Film Review: Capernaum

★★★★☆

Lebanese actress and director Nadine Labaki’s third directorial feature, Capernaum, is a stirring and essential social-realist drama about lives trapped in abject poverty, featuring a superb central performance from Zain Alrafeea.

Labaki’s modest debut film Caramel, which played in the Un Certain Regard programme, back in 2007, was a low-key drama about a group of women hairdressers. The director then went big, turning her attention to religious intolerance, in 2010’s Where Do We Go Now? That one came off as facile and overly ambitious, whereas Capernaum is clearly her strongest film to date and makes for a generally powerful statement on human misery and grotesque inequality, though some third act creative decisions and maneuvers cause a wobble or two.

It begins with an almost Capra-esque scenario. A 12-year-old undocumented boy named Zain (Alrafeea) wants to sue his parents. Their crime? Giving him life. The foul-mouthed street urchin born in slum conditions so appalling it beggars belief, is standing before a judge pleading his case with the help of pro bono lawyer, Nadine (Labaki, in a small role). He then recounts his short life and everything that went wrong.

Hats off to cinematographer Christopher Aoun. The bird’s eye view shots of Lebanese slums look almost surrealistic, like something seen in a Max Ernst painting of a squalid, constricting dream cityscape. Nobody should be forced to live like this, but millions do – and without social security as a safety net – and it’s very obvious Labaki is appalled and had to do something as an artist. Her choice of action is in the best social-realist tradition: making a film that sings with humanity and empathy for those less fortunate, while drawing attention to the plight of people who aren’t living their lives, they’re surviving them.

Alrafeea is extraordinary as plucky and resourceful Zain. There’s an entire section in the middle of Capernaum when the lad is forced to look after a toddler (Treasure Bankole), who might yet share the Best Actor prize with Alrafeea. Pulling him around the cramped and rubbish-strewn streets and souks in a tin bowl tied to a skateboard, looking for food and water, his mother missing and presumed deported, as she’s an Ethiopian migrant without proper documentation, these moments touch upon true cinematic greatness and even at its most bleak and unbearably tragic, Zain’s anger, grit and determination shines through. He’s a little hero.

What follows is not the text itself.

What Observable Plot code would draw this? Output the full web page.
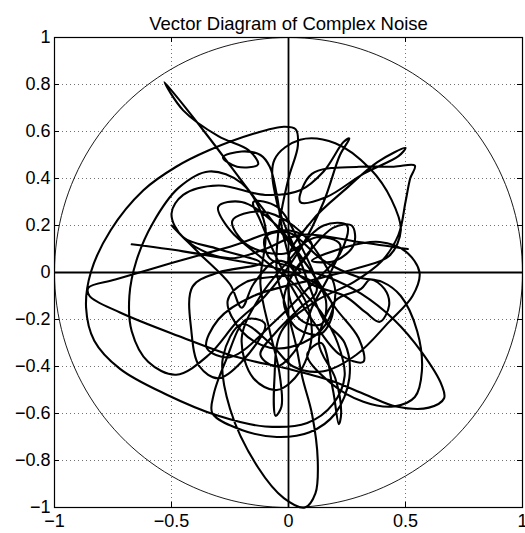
<!DOCTYPE html>
<html>
<head>
<meta charset="utf-8">
<script src="https://cdn.jsdelivr.net/npm/d3@7"></script>
<script src="https://cdn.jsdelivr.net/npm/@observablehq/plot@0.6"></script>
<style>
  html, body { margin: 0; padding: 0; background: #fff; }
</style>
</head>
<body>
<div id="chart"></div>
<script>
const title = "Vector Diagram of Complex Noise";

const xTicks = [-1, -0.5, 0, 0.5, 1];
const xTickLabels = ["−1", "−0.5", "0", "0.5", "1"];
const yTicks = [-1, -0.8, -0.6, -0.4, -0.2, 0, 0.2, 0.4, 0.6, 0.8, 1];
const yTickLabels = ["−1", "−0.8", "−0.6", "−0.4", "−0.2", "0", "0.2", "0.4", "0.6", "0.8", "1"];

// Successive noise samples as [real, imaginary] pairs
const trace = [
  // straight run in from the left
  [-0.67, 0.12], [-0.45, 0.09], [-0.22, 0.05], [-0.02, 0.01],
  // swirl right of centre
  [0.12, -0.05], [0.19, -0.15], [0.14, -0.26], [0.04, -0.24], [-0.02, -0.13], [0.01, -0.02],
  [0.09, 0.09], [0.19, 0.19], [0.27, 0.2], [0.28, 0.12], [0.2, 0.05], [0.1, 0.05],
  // right-hand loop across the real axis
  [0.25, 0.11], [0.39, 0.13], [0.5, 0.09], [0.56, 0.0], [0.53, -0.1], [0.43, -0.21],
  [0.29, -0.35], [0.15, -0.42], [0.02, -0.4], [-0.08, -0.3], [-0.2, -0.22],
  // tall loop down to the bottom of the circle
  [-0.28, -0.36], [-0.25, -0.58], [-0.13, -0.83], [-0.02, -0.96], [0.07, -1.0], [0.115, -0.94],
  [0.125, -0.8], [0.1, -0.6], [0.06, -0.45], [0.03, -0.3], [-0.01, -0.15], [-0.05, 0.0],
  // up to the top loop and round the big outer arc
  [-0.04, 0.2], [0.0, 0.4], [0.04, 0.54], [0.03, 0.61], [-0.02, 0.62], [-0.15, 0.59],
  [-0.34, 0.52], [-0.48, 0.45], [-0.62, 0.35], [-0.76, 0.18], [-0.845, 0.0], [-0.865, -0.15],
  [-0.83, -0.29], [-0.72, -0.41], [-0.52, -0.52], [-0.3, -0.61], [-0.1, -0.655], [0.08, -0.64],
  [0.19, -0.56], [0.24, -0.44], [0.21, -0.3], [0.14, -0.17], [0.05, -0.06],
  // small ellipse and the spike
  [-0.02, 0.15], [-0.05, 0.33], [-0.08, 0.45], [-0.12, 0.5], [-0.2, 0.515], [-0.28, 0.49],
  [-0.22, 0.45], [-0.13, 0.46], [-0.17, 0.52], [-0.3, 0.58], [-0.45, 0.69], [-0.53, 0.81],
  // straight back down
  [-0.36, 0.6], [-0.17, 0.35], [0.0, 0.13], [0.1, 0.0], [0.16, -0.12], [0.14, -0.22], [0.05, -0.2],
  [0.0, -0.05], [0.1, 0.12], [0.0, 0.18],
  // left to the pointed tip, then back low
  [-0.25, 0.11], [-0.5, 0.04], [-0.74, -0.03], [-0.855, -0.065], [-0.85, -0.1], [-0.72, -0.17],
  [-0.47, -0.27], [-0.22, -0.36], [0.0, -0.41], [0.18, -0.46], [0.33, -0.52],
  // lower right lobe with the pointed tip
  [0.46, -0.57], [0.6, -0.575], [0.665, -0.535], [0.655, -0.48], [0.57, -0.34], [0.45, -0.2],
  [0.31, -0.09], [0.17, -0.02], [0.03, 0.02],
  // swirl, then the rounded lobe
  [-0.08, 0.06], [-0.1, 0.15], [0.0, 0.17], [0.15, 0.05], [0.3, -0.02], [0.4, -0.04],
  [0.48, -0.1], [0.55, -0.25], [0.57, -0.42], [0.54, -0.53], [0.45, -0.57], [0.32, -0.55],
  [0.18, -0.47], [0.08, -0.35],
  // narrow loop down and back
  [0.14, -0.3], [0.19, -0.5], [0.215, -0.645], [0.225, -0.6], [0.2, -0.45], [0.13, -0.3],
  // small ellipse right of centre
  [0.2, -0.12], [0.31, -0.07], [0.35, -0.03], [0.41, -0.07], [0.43, -0.14], [0.39, -0.21],
  [0.33, -0.17], [0.24, -0.1], [0.1, -0.05],
  // upper-right tips
  [0.0, 0.05], [0.1, 0.22], [0.25, 0.36], [0.38, 0.47], [0.5, 0.53], [0.47, 0.495], [0.32, 0.42],
  [0.16, 0.32], [0.05, 0.3], [0.1, 0.42], [0.3, 0.45], [0.45, 0.45], [0.54, 0.455], [0.52, 0.4],
  [0.5, 0.3], [0.47, 0.16], [0.4, 0.05], [0.28, -0.04], [0.12, -0.12],
  // narrow loop below centre
  [-0.03, -0.25], [-0.06, -0.45], [-0.055, -0.61], [-0.03, -0.57], [-0.04, -0.42], [-0.08, -0.25],
  // inner left loop
  [-0.12, -0.05], [-0.1, 0.2], [-0.2, 0.38], [-0.34, 0.43], [-0.47, 0.36], [-0.58, 0.21],
  [-0.65, 0.05], [-0.68, -0.1], [-0.67, -0.25], [-0.6, -0.38], [-0.48, -0.435], [-0.34, -0.35],
  [-0.22, -0.21], [-0.1, -0.1],
  // top-middle loop
  [0.05, 0.1], [0.15, 0.3], [0.22, 0.5], [0.26, 0.57], [0.235, 0.555], [0.15, 0.43], [0.05, 0.35],
  [-0.1, 0.33],
  // loop on the left
  [-0.3, 0.37], [-0.45, 0.33], [-0.5, 0.25], [-0.45, 0.15], [-0.3, 0.1], [-0.12, 0.04],
  // loop dipping left and low
  [-0.3, 0.0], [-0.41, -0.06], [-0.415, -0.25], [-0.38, -0.4], [-0.3, -0.45], [-0.2, -0.38],
  [-0.1, -0.22],
  // hooked curve along the bottom
  [-0.18, -0.2], [-0.27, -0.38], [-0.32, -0.52], [-0.325, -0.6], [-0.2, -0.67], [-0.05, -0.7],
  [0.09, -0.68], [0.2, -0.6], [0.26, -0.45], [0.24, -0.3], [0.15, -0.2],
  // broad arc through the upper right
  [0.05, 0.05], [-0.05, 0.3], [-0.06, 0.48], [0.05, 0.565], [0.2, 0.55], [0.35, 0.44],
  [0.44, 0.31], [0.48, 0.18], [0.43, 0.07], [0.3, 0.02], [0.15, -0.02],
  // diagonal loops crowding the centre
  [-0.15, -0.1], [-0.3, -0.2], [-0.35, -0.32], [-0.25, -0.36], [-0.05, -0.2], [0.1, -0.05],
  [0.22, 0.08], [0.25, 0.2], [0.15, 0.2], [0.0, 0.05], [-0.12, -0.1], [-0.2, -0.28],
  [-0.15, -0.45], [-0.05, -0.5], [0.05, -0.42], [0.1, -0.25], [0.05, -0.08], [-0.1, 0.05],
  [-0.25, 0.18], [-0.3, 0.28], [-0.2, 0.3], [-0.05, 0.2], [0.08, 0.03], [0.2, -0.15],
  [0.3, -0.28], [0.32, -0.38], [0.22, -0.35], [0.1, -0.2], [-0.02, 0.0], [-0.12, 0.22],
  [-0.15, 0.3], [-0.05, 0.28], [0.05, 0.12], [0.12, -0.08], [0.05, -0.15],
  [-0.05, -0.25], [-0.12, -0.35], [-0.05, -0.4], [0.05, -0.3], [0.1, -0.15],
  [0.18, 0.0], [0.22, 0.12], [0.12, 0.15], [-0.02, 0.08], [-0.18, 0.12], [-0.24, 0.22],
  [-0.12, 0.26], [0.02, 0.2], [0.14, 0.06], [0.2, -0.08], [0.16, -0.22], [0.06, -0.3],
  [-0.08, -0.32], [-0.2, -0.25], [-0.26, -0.12], [-0.18, -0.04],
  [0.05, 0.0], [-0.05, 0.05], [-0.15, -0.05], [-0.2, -0.15], [-0.25, -0.05],
  // out to the short stroke on the left and the final run right
  [-0.38, 0.08], [-0.5, 0.2], [-0.4, 0.11], [-0.25, 0.06], [-0.1, 0.1], [0.05, 0.16],
  [0.3, 0.13], [0.51, 0.1]
];

const samples = trace.map(([re, im]) => ({re, im}));

// Reference unit circle |z| = 1
const unitCircle = d3.range(0, 361, 2).map(a => ({
  re: Math.cos(a * Math.PI / 180),
  im: Math.sin(a * Math.PI / 180)
}));

const W = 525, H = 533;
const mL = 54, mR = 3, mT = 37, mB = 26;
const frameW = W - mL - mR, frameH = H - mT - mB;
const tickLen = 5;
const gridStyle = {stroke: "#000", strokeOpacity: 0.55, strokeDasharray: "1,3", strokeWidth: 1};

const chart = Plot.plot({
  width: W,
  height: H,
  marginLeft: mL,
  marginRight: mR,
  marginTop: mT,
  marginBottom: mB,
  x: {domain: [-1, 1]},
  y: {domain: [-1, 1]},
  style: {
    fontFamily: "'Liberation Sans', Arial, Helvetica, sans-serif",
    fontSize: "18px",
    color: "#000",
    background: "#fff"
  },
  marks: [
    Plot.gridX(xTicks, gridStyle),
    Plot.gridY(yTicks, gridStyle),
    Plot.line(unitCircle, {x: "re", y: "im", stroke: "#000", strokeWidth: 0.9}),
    Plot.ruleX([0], {stroke: "#000", strokeWidth: 1.8}),
    Plot.ruleY([0], {stroke: "#000", strokeWidth: 1.8}),
    Plot.line(samples, {x: "re", y: "im", curve: "catmull-rom", stroke: "#000", strokeWidth: 2.1}),
    // inward tick marks on all four sides
    Plot.tickX(xTicks, {x: d => d, insetTop: frameH - tickLen, stroke: "#000"}),
    Plot.tickX(xTicks, {x: d => d, insetBottom: frameH - tickLen, stroke: "#000"}),
    Plot.tickY(yTicks, {y: d => d, insetRight: frameW - tickLen, stroke: "#000"}),
    Plot.tickY(yTicks, {y: d => d, insetLeft: frameW - tickLen, stroke: "#000"}),
    Plot.frame({stroke: "#000", strokeWidth: 1.2}),
    Plot.axisX(xTicks, {
      tickSize: 0, tickPadding: 7, label: null,
      tickFormat: d => xTickLabels[xTicks.indexOf(d)]
    }),
    Plot.axisY(yTicks, {
      tickSize: 0, tickPadding: 4, label: null,
      tickFormat: d => yTickLabels[yTicks.indexOf(d)]
    }),
    Plot.text([title], {frameAnchor: "top", dy: -21, fontSize: 18.5, fill: "#000"})
  ]
});

document.getElementById("chart").appendChild(chart);
</script>
</body>
</html>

If only Labaki – in her push to give Zain a happy ending – didn’t resort to such cheesy tactics as melodramatic shouting, slow motion running, swelling orchestral strings and a turn of events that screams ‘deus ex machina’. But to go for a bleaker (more realistic) finale would have been too cruel, too hopeless and too disturbing. Zain and children like him deserve their happy ending and fresh start, Labaki will argue, and judging from her previous works, she’s no pessimist.